6. It would first have to be decided whether the deceased fell within the aforesaid terms and if so, whether the claim under Section 163-A could be legitimately made, without considering his tortious liability and upon considering his annual income.

8. Section II of the insurance policy deals with liability to third parties. Under that section the insurance company agreed to indemnify the insured in the event of an accident arising out of the insured vehicle against all the sums which the insured would become legally liable to pay in respect of death or bodily injury to 'any person' including occupants carried in the insured vehicle. This liability is under Section 147 of the M.V. Act. Consequently, under that clause the insurance company agreed to indemnify any driver who drove the vehicle on the order of the insured (respondent No. 2) or upon his permission and who followed the terms, exceptions and conditions of the policy. This was the indemnity against the third party liability. Consequently, it was to indemnify for any liability to any third party. This indemnity was towards any act of the driver. Such indemnity means and includes a contract or promise to save the insured from the loss caused to him by the act of the driver. Hence, if the driver was liable to any third party and consequently the owner incurred vicarious liability, the insurance company would indemnify the owner of the vehicle, provided the driver fell within the terms, exceptions and conditions of the policy. This necessarily implies that the driver was at fault.
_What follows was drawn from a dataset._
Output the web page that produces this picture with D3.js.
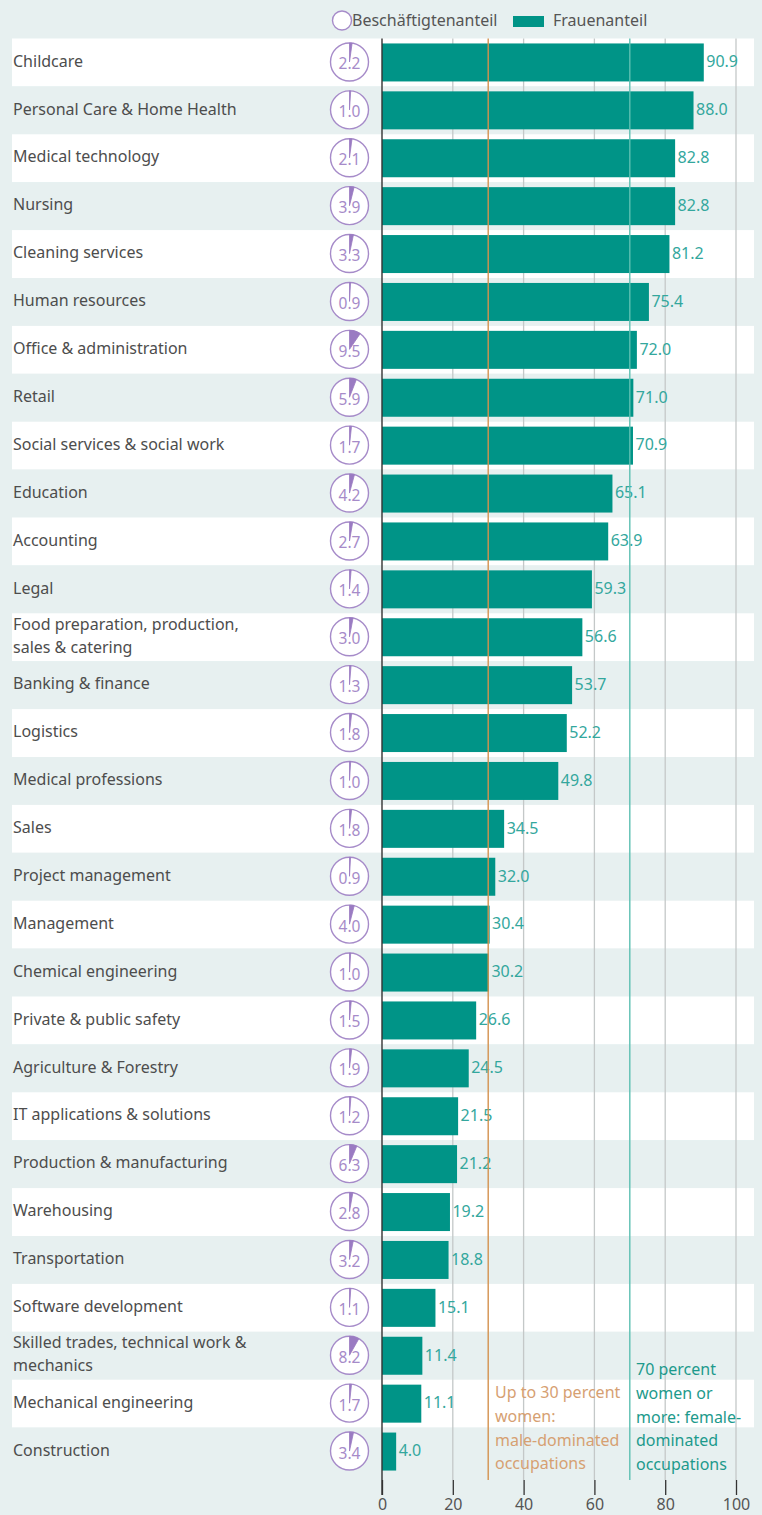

He would, therefore, incur liability. That would be tortious liability. The insurance company would, therefore, indemnify the owner against any third party liability. This indemnity is the statutory liability of the insurance company in case of contracts of such insurance. The purpose of the indemnity is to pay compensation to a third party, i.e., a party who is an outsider--other than the two parties to the contract of insurance--the insurance company and the insured or any other person capable of being insured under the contract of insurance. Since the 'others'--the world at large, viz., the pedestrians, passers-by, etc., who can never be one of the contracting parties, but who may be involved in an accident, the insurance company owes a statutory liability to indemnify the owner/driver due to whose act some other innocent party has suffered death or injury. Such a third party, therefore, can never be the person who could have been one of the contracting parties or who could have been covered under the contract of insurance/policy, by way of payment of additional premium.